Metz, le 21 juin 1806

Le Préfet du Département de la Moselle
Commandant de la légion d’honneur
A son Excellence le Ministre de l’Intérieur


                    Monseigneur


    D’après l’article 3 du Décret Impérial daté du 30 may et dont Votre Excellence m’a adressé une ampliation par la lettre du 10 de ce mois, j’ai désigné, entre les juifs du département les cinq députés qui doivent assister à Paris aux conférences ordonnées par l’Empereur
    Je me suis attaché particulièrement à choisir ceux qui, par leur fortune, leur éducation cultivée et leur bonne conduite, ont acquis de l’influence et du crédit sur les autres Juifs du Pays, et qui, sans se laisser subjuguer par les préjugés, sont cependant attachés à leur religion. Je crois devoir les faire connaître à Votre Excellence.
    Le premier est M. Schmale, jeune homme instruit, honnête, d’une bonne réputation et très considéré parmi les juifs de Metz.
    Le 2° Cerf Jacob Goudchaux, correspondant de la Banque de France à Metz. Il sert la Banque avec honneur et délicatesse ; il a des lumières et jouit de l’estime générale.
    Le 3° Jacob Goudechaux Beer appartient à une famille très considérée de cette ville. Toute sa fortune est en biens fonds, il est particulièrement dévoué au gouvernement et se croit plus Français que Juif.
    Le 4° est Moyse Lévy, marchand de toiles peintes à metz. Il fait un commerce très étendu avec beaucoup de loyauté et de délicatesse. Il est très riche, très charitable envers les Juifs. Il jouit parmi eux d’une grande considération mais il est très attaché aux principes et aux usages de la synagogue.
    Le 5° est Joseph Hertz, de Sarreguemine ; il a une excellente réputation : il doit sa fortune qui est considérable, aux spéculations qu’il a faites sur les Domaines Nationaux. Il n’a que des propriétés foncières. Les Juifs de Sarreguemine ont pour lui beaucoup de confiance et de considération.

    Telles sont, Monseigneur, les raisons qui m’ont déterminées dans mes choix. Je suis persuadé que vous y donnerez votre approbation..
    Quoique la suspension des poursuites contre des agriculteurs pour dettes contractées envers les juifs doive être prononcée par les tribunaux, j’ai pensé cependant qu’ayant la police des prisons, je devais veiller à ce qu’aucun agriculteur, débiteur d’un Juif, ne fut retenu dans les maisons d’arrêt.
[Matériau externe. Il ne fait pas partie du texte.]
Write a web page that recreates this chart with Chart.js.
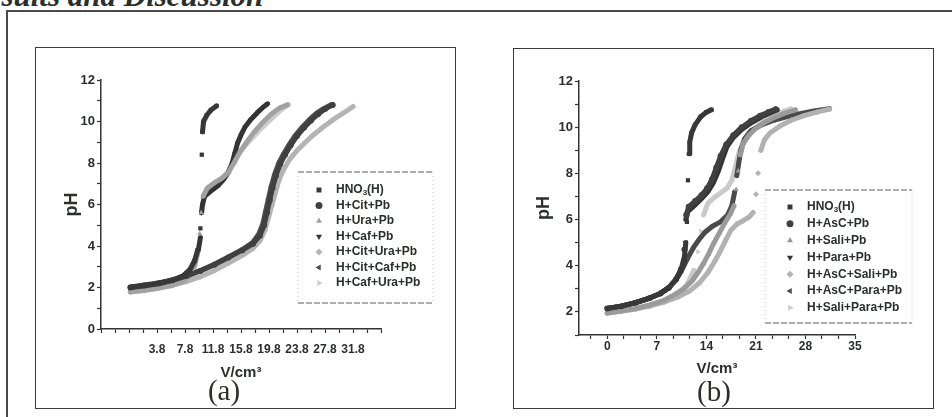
<!DOCTYPE html>
<html>
<head>
<meta charset="utf-8">
<script src="https://cdn.jsdelivr.net/npm/chart.js@4.4.0/dist/chart.umd.min.js"></script>
<style>
  body { margin:0; width:952px; height:417px; background:#fff; position:relative; overflow:hidden; }
  .head { position:absolute; left:-33px; top:-19px; font:italic bold 31px "Liberation Serif", serif; line-height:30px; color:#2b2f2b; white-space:nowrap; }
  .frame { position:absolute; left:6px; top:10px; width:960px; height:420px; border-left:2px solid #4a4a4a; border-top:2px solid #4a4a4a; }
  .box { position:absolute; box-sizing:border-box; border:1.5px solid #3a3a3a; }
  canvas { position:absolute; }
  .tag { position:absolute; width:60px; text-align:center; font:29px "Liberation Serif", serif; line-height:28px; color:#2b2f2b; }
</style>
</head>
<body>
<div class="head">Results and Discussion</div>
<div class="frame"></div>
<div class="box" style="left:35px;top:47px;width:421px;height:362px"></div>
<div class="box" style="left:513px;top:48px;width:421px;height:361px"></div>
<canvas id="chartA" width="420" height="361" style="left:35px;top:47px"></canvas>
<canvas id="chartB" width="420" height="360" style="left:513px;top:48px"></canvas>
<div class="tag" style="left:194px;top:376px">(a)</div>
<div class="tag" style="left:684px;top:377px">(b)</div>
<script>
const INK = '#2b2f2b'

// ---- panel (a) data : [V/cm3, pH]
const labelsA = ['HNO₃(H)', 'H+Cit+Pb', 'H+Ura+Pb', 'H+Caf+Pb', 'H+Cit+Ura+Pb', 'H+Cit+Caf+Pb', 'H+Caf+Ura+Pb']
const hno3A = [[0,2.0],[2,2.08],[4,2.18],[6,2.35],[7.5,2.55],[8.5,2.85],[9.2,3.3],[9.6,3.8],[10.0,4.85],[10.2,8.4],[10.3,9.5],[10.45,10.0],[10.9,10.3],[11.5,10.55],[12.3,10.75]]
const citA = [[0,2.0],[2,2.1],[4,2.2],[6,2.35],[8,2.55],[10,2.8],[12,3.1],[14,3.45],[16,3.8],[17.5,4.1],[18.5,4.5],[19.1,5.0],[19.5,5.6],[19.9,6.2],[20.3,6.8],[20.8,7.4],[21.4,7.95],[22.1,8.4],[22.9,8.85],[23.8,9.3],[24.8,9.7],[25.8,10.05],[26.8,10.35],[27.8,10.6],[28.9,10.8]]
const uraA = [[0,1.8],[2,1.88],[4,1.98],[6,2.12],[7.5,2.3],[8.5,2.6],[9.2,3.1],[9.6,3.7],[9.9,4.6],[10.1,5.6],[10.4,6.4],[11.0,6.8],[12.0,7.05],[13.0,7.25],[14.0,7.55],[14.8,8.0],[15.6,8.5],[16.6,9.0],[17.7,9.5],[18.9,9.95],[20.1,10.35],[21.3,10.65],[22.4,10.8]]
const cafA = [[0,2.0],[2,2.08],[4,2.18],[6,2.35],[7.5,2.55],[8.5,2.85],[9.2,3.3],[9.7,3.8],[10.0,4.4],[10.15,5.6],[10.3,6.0],[10.6,6.4],[11.5,6.65],[12.5,6.9],[13.3,7.2],[13.9,7.5],[14.5,7.95],[14.9,8.45],[15.3,8.95],[15.8,9.35],[16.4,9.75],[17.2,10.1],[18.2,10.45],[19.0,10.7],[19.6,10.85]]
const citUraA = [[0,1.78],[2,1.86],[4,1.96],[6,2.1],[8,2.28],[10,2.52],[12,2.82],[14,3.18],[16,3.55],[17.5,3.88],[18.5,4.25],[19.2,4.75],[19.7,5.35],[20.2,5.95],[20.7,6.55],[21.2,7.15],[21.9,7.7],[22.8,8.2],[23.8,8.6],[25.0,9.0],[26.3,9.4],[27.6,9.75],[29.0,10.1],[30.4,10.4],[31.8,10.72]]
const citCafA = [[0,2.02],[2,2.12],[4,2.22],[6,2.37],[8,2.57],[10,2.82],[12,3.12],[14,3.47],[16,3.83],[17.4,4.15],[18.3,4.55],[18.9,5.05],[19.3,5.65],[19.7,6.25],[20.1,6.85],[20.6,7.45],[21.2,8.0],[21.9,8.45],[22.7,8.9],[23.6,9.35],[24.6,9.75],[25.6,10.1],[26.6,10.4],[27.6,10.62],[28.6,10.8]]
const cafUraA = [[0,1.8],[2,1.87],[4,1.97],[6,2.1],[7.5,2.28],[8.5,2.55],[9.2,3.0],[9.6,3.6],[9.9,4.5],[10.2,5.6],[10.5,6.3],[10.9,6.7],[11.9,7.0],[13.0,7.25],[14.0,7.55],[14.8,8.05],[15.8,8.6],[17.1,9.1],[18.5,9.6],[19.9,10.05],[21.3,10.5],[22.6,10.82]]
const xTicksA = [-4.2,-2.2,-0.2,1.8,3.8,5.8,7.8,9.8,11.8,13.8,15.8,17.8,19.8,21.8,23.8,25.8,27.8,29.8,31.8,33.8,35.8]
const xLabelsA = [3.8,7.8,11.8,15.8,19.8,23.8,27.8,31.8]
const yTicksA = [0,1,2,3,4,5,6,7,8,9,10,11,12]
const yLabelsA = [0,2,4,6,8,10,12]

// ---- panel (b) data : [V/cm3, pH]
const labelsB = ['HNO₃(H)', 'H+AsC+Pb', 'H+Sali+Pb', 'H+Para+Pb', 'H+AsC+Sali+Pb', 'H+AsC+Para+Pb', 'H+Sali+Para+Pb']
const hno3B = [[0,2.15],[2,2.25],[4,2.4],[6,2.6],[7.5,2.8],[8.7,3.05],[9.7,3.4],[10.4,3.8],[10.9,4.4],[11.1,5.0],[11.25,5.9],[11.4,7.7],[11.55,8.85],[11.65,9.35],[11.9,9.75],[12.4,10.1],[13.2,10.45],[14.0,10.65],[14.7,10.75]]
const ascB = [[0,2.15],[2,2.25],[4,2.4],[6,2.6],[7.5,2.8],[8.7,3.05],[9.7,3.4],[10.4,3.85],[10.9,4.7],[11.15,6.2],[11.5,6.55],[12.4,6.8],[13.3,7.05],[14.1,7.35],[14.8,7.75],[15.4,8.25],[16.0,8.75],[16.8,9.25],[17.8,9.65],[19.0,10.0],[20.3,10.28],[21.6,10.5],[22.8,10.66],[23.8,10.78]]
const saliB = [[0,1.95],[2,2.05],[4,2.15],[6,2.3],[8,2.5],[9.5,2.75],[10.8,3.0],[12.0,3.35],[12.9,3.75],[13.6,4.1],[14.3,4.5],[15.0,4.95],[15.8,5.4],[16.6,5.85],[17.4,6.25],[17.9,6.6],[18.2,7.3],[18.5,8.1],[18.8,8.8],[19.2,9.3],[20.0,9.65],[21.0,9.95],[22.2,10.2],[23.6,10.42],[25.0,10.6],[26.6,10.75]]
const paraB = [[0,2.15],[2,2.25],[4,2.4],[6,2.6],[7.5,2.8],[8.7,3.05],[9.7,3.4],[10.4,3.75],[10.9,4.2],[11.0,5.0],[11.1,6.0],[11.4,6.35],[12.3,6.6],[13.3,6.9],[14.2,7.2],[15.0,7.6],[15.7,8.1],[16.3,8.65],[16.9,9.15],[17.8,9.55],[19.0,9.9],[20.4,10.2],[21.8,10.45],[23.0,10.62],[24.0,10.75]]
const ascSaliB = [[0,1.95],[2,2.03],[4,2.12],[6,2.25],[8,2.42],[10,2.65],[11.6,2.9],[13.0,3.25],[14.2,3.7],[15.2,4.2],[16.0,4.65],[16.8,5.15],[17.5,5.55],[18.3,5.8],[19.2,5.95],[20.0,6.1],[20.6,6.3],[21.0,7.1],[21.3,8.0],[21.7,9.0],[22.2,9.45],[23.0,9.75],[24.4,10.05],[26.0,10.3],[27.8,10.5],[29.6,10.65],[31.4,10.78]]
const ascParaB = [[0,2.15],[2,2.25],[4,2.4],[6,2.6],[7.5,2.8],[8.7,3.05],[9.7,3.4],[10.5,3.8],[11.4,4.35],[12.2,4.8],[13.0,5.15],[13.8,5.45],[14.8,5.7],[16.0,5.9],[17.0,6.2],[17.6,6.6],[18.0,7.2],[18.3,7.9],[18.6,8.5],[18.9,9.05],[19.4,9.5],[20.3,9.85],[21.8,10.1],[23.5,10.3],[25.3,10.45],[27.2,10.58],[29.2,10.7],[31.4,10.8]]
const saliParaB = [[0,1.95],[2,2.04],[4,2.14],[6,2.28],[8,2.48],[10,2.78],[11.3,3.2],[12.2,3.8],[12.8,4.6],[13.2,5.5],[13.6,6.2],[14.2,6.7],[15.1,6.95],[16.0,7.15],[16.9,7.35],[17.6,7.7],[18.1,8.3],[18.6,8.9],[19.3,9.35],[20.2,9.75],[21.4,10.1],[22.8,10.4],[24.4,10.62],[26.0,10.8]]
const xTicksB = [-2.33,0,2.33,4.67,7,9.33,11.67,14,16.33,18.67,21,23.33,25.67,28,30.33,32.67,35]
const xLabelsB = [0,7,14,21,28,35]
const yTicksB = [1,2,3,4,5,6,7,8,9,10,11,12]
const yLabelsB = [2,4,6,8,10,12]

// marker look, same order in both panels
const colorsA = ['#383838','#404040','#a2a2a2','#343434','#b4b4b4','#4c4c4c','#cdcdcd']
const colorsB = ['#383838','#404040','#9a9a9a','#343434','#b2b2b2','#4a4a4a','#cacaca']
const shapes = ['rect','circle','triangle','triangle','rectRot','triangle','triangle']
const rotations = [0,0,0,180,0,270,90]

Chart.defaults.font.family = "'Liberation Sans', Arial, sans-serif"
Chart.defaults.color = INK

// titration steps: big jumps show only the markers
function jumpGap(ctx) {
  const d = Math.hypot(ctx.p1.x - ctx.p0.x, ctx.p1.y - ctx.p0.y)
  return d > 16 ? 'rgba(0,0,0,0)' : undefined
}

function drawLabel(ctx, text, x, y) {
  const subs = '₀₁₂₃₄₅₆₇₈₉'
  for (const ch of text) {
    const k = subs.indexOf(ch)
    if (k >= 0) {
      ctx.font = "bold 8px 'Liberation Sans', Arial"
      ctx.fillText(String(k), x, y + 3)
      x += ctx.measureText(String(k)).width
    } else {
      ctx.font = "bold 12px 'Liberation Sans', Arial"
      ctx.fillText(ch, x, y)
      x += ctx.measureText(ch).width
    }
  }
}

// legend box drawn inside the plot, like the original figure
const boxLegend = {
  id: 'boxLegend',
  afterDraw(chart, args, o) {
    const {ctx, chartArea: a} = chart
    const x0 = a.left + o.left, y0 = a.top + o.top
    ctx.save()
    ctx.lineWidth = 1
    ctx.strokeStyle = '#5a5a5a'
    ctx.setLineDash([6, 2])
    ctx.beginPath()
    ctx.moveTo(x0, y0); ctx.lineTo(x0 + o.width, y0)
    ctx.moveTo(x0, y0 + o.height); ctx.lineTo(x0 + o.width, y0 + o.height)
    ctx.stroke()
    ctx.strokeStyle = '#c4c4c4'
    ctx.setLineDash([1, 3])
    ctx.beginPath()
    ctx.moveTo(x0, y0); ctx.lineTo(x0, y0 + o.height)
    ctx.moveTo(x0 + o.width, y0); ctx.lineTo(x0 + o.width, y0 + o.height)
    ctx.stroke()
    ctx.setLineDash([])
    ctx.textBaseline = 'middle'
    chart.data.datasets.forEach((ds, i) => {
      const y = y0 + o.first + i * o.step
      ctx.fillStyle = ds.backgroundColor
      Chart.helpers.drawPoint(ctx, {pointStyle: ds.pointStyle, rotation: ds.pointRotation, radius: 3.5, borderWidth: 0}, x0 + o.mark, y)
      ctx.fillStyle = INK
      drawLabel(ctx, ds.label, x0 + o.text, y)
    })
    ctx.restore()
  }
}

function makeSets(labels, series, colors) {
  return labels.map((lab, i) => ({
    label: lab,
    data: series[i].map(p => ({x: p[0], y: p[1]})),
    showLine: true,
    borderColor: colors[i],
    backgroundColor: colors[i],
    borderWidth: 5,
    borderCapStyle: 'round',
    borderJoinStyle: 'round',
    pointStyle: shapes[i],
    pointRotation: rotations[i],
    pointRadius: 3,
    pointBorderWidth: 0,
    segment: {borderColor: jumpGap}
  }))
}

function axis(min, max, tickList, labelList, fmt, title, titleSize, tickSize, pad, fit) {
  return {
    type: 'linear', min: min, max: max,
    afterBuildTicks: s => { s.ticks = tickList.map(v => ({value: v})) },
    afterFit: fit,
    ticks: {autoSkip: false, maxRotation: 0, padding: pad, color: INK,
      font: {size: tickSize, weight: 'bold'},
      callback: v => labelList.includes(v) ? fmt(v) : ''},
    grid: {drawOnChartArea: false, tickLength: 4, tickColor: '#333', tickWidth: 1.2},
    border: {color: '#333', width: 1.5},
    title: {display: true, text: title, color: INK, padding: 0, font: {size: titleSize, weight: 'bold'}}
  }
}

function RepoChart(id, sets, padding, scales, legend) {
  new Chart(document.getElementById(id), {
    type: 'scatter',
    data: {datasets: sets},
    options: {
      responsive: false,
      animation: false,
      layout: {padding: padding},
      plugins: {legend: {display: false}, tooltip: {enabled: false}, boxLegend: legend},
      scales: scales
    },
    plugins: [boxLegend]
  })
}

// PANEL (a)
RepoChart('chartA',
  makeSets(labelsA, [hno3A, citA, uraA, cafA, citUraA, citCafA, cafUraA], colorsA),
  {left: 26, top: 33, right: 74, bottom: 26},
  {
    x: axis(-4.2, 35.8, xTicksA, xLabelsA, v => v.toFixed(1), 'V/cm³', 15, 12, 9, s => { s.height = 53 }),
    y: axis(0, 12, yTicksA, yLabelsA, v => String(v), 'pH', 18, 13, 2, s => { s.width = 40 })
  },
  {left: 197, top: 92, width: 135, height: 131, first: 18, step: 15.5, mark: 21, text: 38})

// PANEL (b)
RepoChart('chartB',
  makeSets(labelsB, [hno3B, ascB, saliB, paraB, ascSaliB, ascParaB, saliParaB], colorsB),
  {left: 20, top: 33, right: 78, bottom: 30},
  {
    x: axis(-4, 35, xTicksB, xLabelsB, v => String(v), 'V/cm³', 15, 12, 0, s => { s.height = 43 }),
    y: axis(1, 12, yTicksB, yLabelsB, v => String(v), 'pH', 18, 13, 2, s => { s.width = 46 })
  },
  {left: 186, top: 109, width: 147, height: 133, first: 17, step: 16.8, mark: 25, text: 42})
</script>
</body>
</html>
Je me suis assuré qu’il n’en existe aucun dans les prisons de Metz, et j’ai chargé les Sous-Préfets de faire la même vérification dans leurs arrondissements pour requérir auprès des procureurs Impériaux la mise en liberté des agriculteurs que des Juifs pourraient tenir enfermés.

                    J’ai l’honneur de vous saluer avec respect.